Thursday 14 July 2016

Yuk Berhemat

Selesai mengosongkan kandung kemih, dengan perasaan lega aku tekan tombol guyuran air di bagian atas peturasan porselen. Byuuuuuuuurrr .. Air mengalir keluar. Banyak sekali. Iya, banyak sekali. Bahkan mungkin terlalu berlebihan buat sekedar menggelontor sedikit sisa air kencing di lubang peturasan.

Aku kaget. Tak menduga air keluar sebanyak itu. Tetapi ku akui, ada rasa senang. Senang lihat air banyak. Bukankah air banyak bisa membersihkan bekas kencing dengan tuntas? Hasilnya memang beda. Peturasan kempling. Udara ruangan relatif lebih segar. Beda jauuh dengan aroma tempat kencing di pom bensin atau masjid sekalipun.

Aku bergeser ke wastafel. Mau cuci tangan. Kaget kedua muncul. Biasanya kalau buka keran, air mengalir malas. Tapi di sini, air keluar deras sekali. Tak berhenti kalau aku tidak buru-buru menurunkan tuas keran. Air tersedia tak terbatas. Luar biasa. Lokasi: sebuah hotel berbintang di kawasan Solo Baru, Surakarta, Jawa Tengah.

Di airport atau di pusat-pusat perbelanjaan, aku sering temukan keran air model ditekan baru keluar air. Sesaat kemudian berhenti otomatis. Jumlah air yang keluar tak banyak. Tak memuaskan. Kadang sampai ada yang merasa perlu menekan keran beberapa kali untuk mengumpulkan lebih banyak air. Di sini, di hotel ini, air keluar seperti langsung dari sumber air dengan persediaan tak terbatas.

Aku merasa berdosa.

Mungkin kalau air bersih sebanyak itu adanya di mata air di kaki gunung atau di hulu sungai, aku tak seberapa kepikiran. Ini adanya di kota besar. Dari mana air bersih sebanyak itu? Mungkin dari Bengawan Solo? Bisa jadi. Tetapi untuk mengalirkannya ke hotel, pasti butuh pipa sangat panjang. Kalaupun pakai air PDAM, seberapa banyak debitnya? Bukankah PDAM juga perlu mengolah air sungai sedemikian rupa (dan biaya pasti mahal untuk menghasilkan air sebersih ini) untuk kemudian mengalirkannya ke hotel?

Aku merasa boros.

Aku ingat dulu sekitar 15 tahun lalu, aku berkunjung ke rumah teman di sebuah desa di Gunung Kidul - Yogyakarta yang terkenal sebagai daerah kurang air. Untuk wudlu, kami pakai air gentong dengan lubang keran sebesar pensil. Air mengalir sanat pelan. Dan sangat sedikit. Tetapi toh kami bisa wudlu dan tetap sah untuk sholat.
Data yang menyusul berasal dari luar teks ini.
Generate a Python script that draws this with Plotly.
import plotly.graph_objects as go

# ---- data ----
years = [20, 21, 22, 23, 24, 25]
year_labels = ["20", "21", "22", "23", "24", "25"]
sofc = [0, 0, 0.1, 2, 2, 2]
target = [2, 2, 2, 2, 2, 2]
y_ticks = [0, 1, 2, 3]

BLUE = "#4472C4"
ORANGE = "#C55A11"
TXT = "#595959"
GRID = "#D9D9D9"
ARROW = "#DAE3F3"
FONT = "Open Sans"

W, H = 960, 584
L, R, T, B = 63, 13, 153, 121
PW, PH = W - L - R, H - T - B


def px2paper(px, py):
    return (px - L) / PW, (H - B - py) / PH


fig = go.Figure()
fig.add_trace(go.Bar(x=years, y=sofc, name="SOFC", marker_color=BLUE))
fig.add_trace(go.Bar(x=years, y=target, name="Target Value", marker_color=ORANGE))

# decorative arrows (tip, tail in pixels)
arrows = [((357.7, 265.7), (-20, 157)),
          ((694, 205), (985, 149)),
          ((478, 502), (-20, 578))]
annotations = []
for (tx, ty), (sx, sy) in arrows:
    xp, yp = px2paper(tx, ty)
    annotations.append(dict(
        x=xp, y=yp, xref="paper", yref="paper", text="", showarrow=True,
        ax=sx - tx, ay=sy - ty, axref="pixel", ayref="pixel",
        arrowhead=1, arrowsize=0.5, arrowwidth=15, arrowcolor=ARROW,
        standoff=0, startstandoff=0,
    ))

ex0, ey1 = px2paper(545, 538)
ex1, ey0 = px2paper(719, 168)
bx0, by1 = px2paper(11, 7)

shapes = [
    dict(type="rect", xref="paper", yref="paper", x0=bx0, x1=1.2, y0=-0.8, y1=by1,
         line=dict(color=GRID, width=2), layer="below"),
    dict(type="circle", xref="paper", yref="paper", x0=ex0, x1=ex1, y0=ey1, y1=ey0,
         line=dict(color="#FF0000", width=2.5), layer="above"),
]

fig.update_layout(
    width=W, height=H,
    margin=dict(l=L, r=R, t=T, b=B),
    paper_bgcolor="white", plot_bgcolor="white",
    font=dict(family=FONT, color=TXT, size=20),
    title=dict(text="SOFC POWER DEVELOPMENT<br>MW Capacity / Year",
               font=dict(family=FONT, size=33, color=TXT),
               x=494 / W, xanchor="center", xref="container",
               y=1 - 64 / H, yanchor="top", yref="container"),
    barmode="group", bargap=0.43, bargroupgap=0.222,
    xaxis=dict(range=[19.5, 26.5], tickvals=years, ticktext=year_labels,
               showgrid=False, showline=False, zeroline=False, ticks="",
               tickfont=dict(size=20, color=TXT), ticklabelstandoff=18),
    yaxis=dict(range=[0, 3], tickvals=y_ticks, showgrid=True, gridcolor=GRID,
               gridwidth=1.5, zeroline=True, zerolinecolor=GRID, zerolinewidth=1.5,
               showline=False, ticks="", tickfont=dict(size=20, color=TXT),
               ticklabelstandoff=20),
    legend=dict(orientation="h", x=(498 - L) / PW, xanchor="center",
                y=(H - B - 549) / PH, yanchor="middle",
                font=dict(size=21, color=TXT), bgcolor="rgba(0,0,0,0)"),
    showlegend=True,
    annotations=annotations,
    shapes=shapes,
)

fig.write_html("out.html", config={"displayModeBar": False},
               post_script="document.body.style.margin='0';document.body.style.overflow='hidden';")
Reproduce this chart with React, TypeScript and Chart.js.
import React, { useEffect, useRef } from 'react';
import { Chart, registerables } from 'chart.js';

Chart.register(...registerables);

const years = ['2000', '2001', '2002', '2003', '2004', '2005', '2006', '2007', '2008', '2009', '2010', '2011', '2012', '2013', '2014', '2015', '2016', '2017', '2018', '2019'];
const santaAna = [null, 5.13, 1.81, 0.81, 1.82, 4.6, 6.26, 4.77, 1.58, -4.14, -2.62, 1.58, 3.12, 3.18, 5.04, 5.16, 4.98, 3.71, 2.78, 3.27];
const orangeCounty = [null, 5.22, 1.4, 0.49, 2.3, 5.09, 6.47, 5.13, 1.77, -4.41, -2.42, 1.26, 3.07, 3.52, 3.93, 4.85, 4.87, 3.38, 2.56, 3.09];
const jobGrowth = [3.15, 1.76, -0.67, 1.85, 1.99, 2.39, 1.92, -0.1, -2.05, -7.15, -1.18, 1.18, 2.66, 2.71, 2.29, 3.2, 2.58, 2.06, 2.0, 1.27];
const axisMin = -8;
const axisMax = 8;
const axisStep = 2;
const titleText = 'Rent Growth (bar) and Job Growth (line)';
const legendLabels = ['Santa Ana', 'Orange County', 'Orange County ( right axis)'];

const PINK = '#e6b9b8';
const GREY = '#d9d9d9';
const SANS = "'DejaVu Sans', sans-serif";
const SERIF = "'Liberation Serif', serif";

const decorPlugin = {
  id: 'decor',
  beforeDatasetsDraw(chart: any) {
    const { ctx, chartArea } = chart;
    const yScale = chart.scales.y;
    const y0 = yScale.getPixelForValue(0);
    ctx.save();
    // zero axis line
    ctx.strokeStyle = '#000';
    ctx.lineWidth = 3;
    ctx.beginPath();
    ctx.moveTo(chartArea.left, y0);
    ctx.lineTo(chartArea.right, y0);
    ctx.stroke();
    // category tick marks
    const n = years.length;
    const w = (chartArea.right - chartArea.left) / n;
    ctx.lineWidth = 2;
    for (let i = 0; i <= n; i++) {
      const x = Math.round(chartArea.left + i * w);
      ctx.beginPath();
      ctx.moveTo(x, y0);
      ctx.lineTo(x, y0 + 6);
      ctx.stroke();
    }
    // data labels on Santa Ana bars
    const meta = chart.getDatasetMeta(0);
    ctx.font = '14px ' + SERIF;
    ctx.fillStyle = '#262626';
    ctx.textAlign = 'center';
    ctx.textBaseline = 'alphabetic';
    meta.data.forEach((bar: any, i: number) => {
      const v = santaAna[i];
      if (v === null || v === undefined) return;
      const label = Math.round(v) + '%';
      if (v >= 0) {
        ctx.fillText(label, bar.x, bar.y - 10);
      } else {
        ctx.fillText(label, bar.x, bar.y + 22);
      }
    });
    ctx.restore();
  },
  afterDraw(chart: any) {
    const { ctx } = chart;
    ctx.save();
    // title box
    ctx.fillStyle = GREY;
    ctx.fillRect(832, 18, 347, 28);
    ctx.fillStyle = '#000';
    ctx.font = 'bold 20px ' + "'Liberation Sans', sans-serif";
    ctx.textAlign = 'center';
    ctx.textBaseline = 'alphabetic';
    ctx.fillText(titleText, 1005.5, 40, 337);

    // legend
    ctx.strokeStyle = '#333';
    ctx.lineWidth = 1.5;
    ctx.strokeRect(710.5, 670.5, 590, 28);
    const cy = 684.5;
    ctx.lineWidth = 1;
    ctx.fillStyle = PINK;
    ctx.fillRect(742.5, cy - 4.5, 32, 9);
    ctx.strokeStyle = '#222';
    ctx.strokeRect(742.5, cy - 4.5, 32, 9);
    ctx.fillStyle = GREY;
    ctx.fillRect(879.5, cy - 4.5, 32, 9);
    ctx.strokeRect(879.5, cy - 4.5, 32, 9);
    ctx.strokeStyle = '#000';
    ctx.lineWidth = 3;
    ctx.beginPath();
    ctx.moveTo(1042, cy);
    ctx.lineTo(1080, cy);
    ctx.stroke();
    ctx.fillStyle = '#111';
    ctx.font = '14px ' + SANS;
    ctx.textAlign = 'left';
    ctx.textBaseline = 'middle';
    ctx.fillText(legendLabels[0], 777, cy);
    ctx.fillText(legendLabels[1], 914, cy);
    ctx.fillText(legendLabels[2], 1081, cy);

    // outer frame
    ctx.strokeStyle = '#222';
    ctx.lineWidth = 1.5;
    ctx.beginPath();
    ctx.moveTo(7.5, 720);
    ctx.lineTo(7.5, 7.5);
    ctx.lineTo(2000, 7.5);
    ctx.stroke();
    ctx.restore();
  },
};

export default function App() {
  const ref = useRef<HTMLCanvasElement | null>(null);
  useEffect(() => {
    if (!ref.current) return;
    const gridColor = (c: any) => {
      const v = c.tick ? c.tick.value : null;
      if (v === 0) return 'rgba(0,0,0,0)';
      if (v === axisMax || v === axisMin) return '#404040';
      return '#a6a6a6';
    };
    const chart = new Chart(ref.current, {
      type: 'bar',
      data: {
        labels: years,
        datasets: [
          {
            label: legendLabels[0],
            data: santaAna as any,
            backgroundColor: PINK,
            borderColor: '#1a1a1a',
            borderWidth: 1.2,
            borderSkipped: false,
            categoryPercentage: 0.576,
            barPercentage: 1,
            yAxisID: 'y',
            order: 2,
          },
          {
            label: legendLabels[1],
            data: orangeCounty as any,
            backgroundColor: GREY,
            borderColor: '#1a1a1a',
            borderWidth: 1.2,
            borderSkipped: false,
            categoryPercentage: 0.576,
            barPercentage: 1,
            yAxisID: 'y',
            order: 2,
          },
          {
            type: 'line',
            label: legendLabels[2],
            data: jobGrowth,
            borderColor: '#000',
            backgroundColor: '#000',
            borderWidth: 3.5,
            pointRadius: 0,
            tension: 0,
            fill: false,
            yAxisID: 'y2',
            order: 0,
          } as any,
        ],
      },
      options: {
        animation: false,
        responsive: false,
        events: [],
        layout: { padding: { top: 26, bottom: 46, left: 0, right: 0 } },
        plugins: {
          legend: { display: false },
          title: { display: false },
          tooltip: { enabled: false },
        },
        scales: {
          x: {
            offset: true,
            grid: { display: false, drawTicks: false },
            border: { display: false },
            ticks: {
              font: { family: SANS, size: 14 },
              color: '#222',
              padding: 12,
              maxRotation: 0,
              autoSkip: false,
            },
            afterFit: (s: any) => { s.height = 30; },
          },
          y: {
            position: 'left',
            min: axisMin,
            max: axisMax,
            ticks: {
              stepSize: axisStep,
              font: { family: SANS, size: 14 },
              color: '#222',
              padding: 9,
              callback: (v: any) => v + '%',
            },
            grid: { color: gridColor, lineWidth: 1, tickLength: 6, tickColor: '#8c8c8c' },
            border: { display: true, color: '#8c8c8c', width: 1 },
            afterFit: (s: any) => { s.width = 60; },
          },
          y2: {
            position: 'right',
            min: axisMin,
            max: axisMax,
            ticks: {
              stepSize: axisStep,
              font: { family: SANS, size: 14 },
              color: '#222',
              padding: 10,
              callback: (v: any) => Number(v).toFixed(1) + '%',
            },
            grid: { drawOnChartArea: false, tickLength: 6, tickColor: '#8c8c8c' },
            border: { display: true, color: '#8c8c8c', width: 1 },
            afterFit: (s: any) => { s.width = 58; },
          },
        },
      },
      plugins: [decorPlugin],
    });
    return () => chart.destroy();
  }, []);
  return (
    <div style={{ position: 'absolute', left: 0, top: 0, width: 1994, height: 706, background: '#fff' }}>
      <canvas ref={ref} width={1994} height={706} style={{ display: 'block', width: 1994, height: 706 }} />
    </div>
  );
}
Dulu aku bilang pada diri, temanku ini pelit sekali. Bahkan mungkin karena pelit (atau hematnya itu) kemudian dia bisa nabung dan bikin rumah besar? Hahaha. Pelit atau bukan, temanku itu sangat menghargai air. Dia paham benar susahnya mengumpulkan air. Maka dari itu dia tak ingin boros air.

Aku juga ingat seorang teman Australia yang kebetulan sekamar denganku menginap di sebuah hotel di Kuningan - Jawa Barat, ketika kami ada pekerjaan di sana, sekitar 10 tahun lalu. Dia ajari aku tidak mengguyur toilet sebelum kami pipis sampai 10 kali. Dia bilang, air sangat mahal (mungkin pengalamannya di kampung halaman). Sekali pipis sekali guyur adalah pemborosan luar biasa baginya. Memang sih, kamar hotel kami jadi bau pesing. Hahaha. Tetapi jiwa hematnya itu patut dicatat.

Beberapa hari lalu aku lihat postingan di Facebook tentang sebuah peringatan bagi pengunjung restoran untuk mikir-mikir sebelum mengambil makanan. Intinya pengunjung diharapkan mengambil makanan secukupnya saja supaya tak ada yang tersisa. Restoran tersebut mengancam akan mendenda pengunjung bila ada makanan yang tidak dimakan.

Aku malu.

Kadang aku pakai air berlebih. Pakai listrik berlebih. Ambil makan kadang kebanyakan. Dan tak bisa aku habiskan. Kata tulisan di restoran, anda bisa beli, kamipun bisa beli. Tetapi pemborosan itu berat bagi negara. Iya .. tak hanya bagi negara, tetapi mungkin bagi kita semua sebagai bangsa. Karena sebenarnya sumber daya alam ini, apapun bentuknya, sebenarnya untuk kita bersama. Tak boleh ada yang memboroskannya walau mampu sekalipun.